O que neste momento me interessa é arquitectura, a arquitectura inteligente. Parece-me que há pouco a fazer, como artista, na biotecnologia -- ainda está ao nível dos pixels -- a partir do momento em que conseguirmos traduzir pixels em moléculas, aí é onde eu quero estar. Mas de momento, a área onde melhor podemos actuar é a do interface, a questão da habitação (housing) nesta inter-realidade, entre realidade material e a virtual -- não a tecnologia da RV, mas num sentido lato. Habitação e arquitectura urbana, nesta mutação paradigmática de que antes falei, é muito interessante. Neste momento estou a lidar com o assunto apenas teoricamente.

No meu centro de pesquisas, no País de Gales, estou a lançar um apelo ao financiamento para um concurso internacional da casa inteligente. Quase todo o trabalho que tem sido feito nesta área é-o através da Realidade Virtual; não foi construído materialmente, e eu quero estimular actividade nesse sentido.

Parece-me que os artistas estão em fuga massiva da superfície para a tridimensionalidade...

A pintura, como o teatro ou o cinema, tem o seu lugar. Nada os pode substituir. Mas o que penso que já não é válido é a pintura de representação. Isso é estúpido e ideologicamente perigoso.
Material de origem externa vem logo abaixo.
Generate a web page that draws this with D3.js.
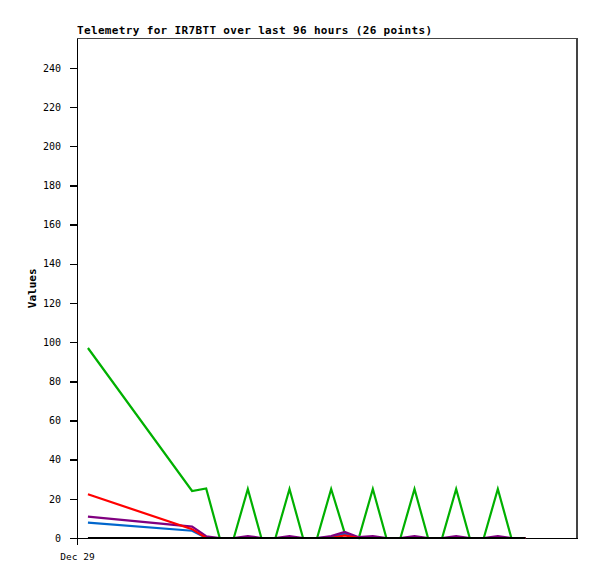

Estou a trabalhar num projecto chamado A Arca Telemática, partindo da premissa de que há um dilúvio de dados (data deluge); a inundação é de dados e está a afogar o mundo. A questão é, o que iremos nós salvar? O que levaríamos connosco para bordo e o que transportariamos como sementes. Noé levou todo um conjunto de sementes para plantar; as nossas seriam: a vida artificial, nanotecnologia, esse tipo de coisas. Quero construir esta Arca como um web-site, provavelmente numa universidades. A ideia é ter pessoas a irem até às margens da Net, para além da Net, e descobrirem o que é que querem guardar. Vale a pena guardar? E como? E todas as questões de arquivo seguir-se-ão, etc.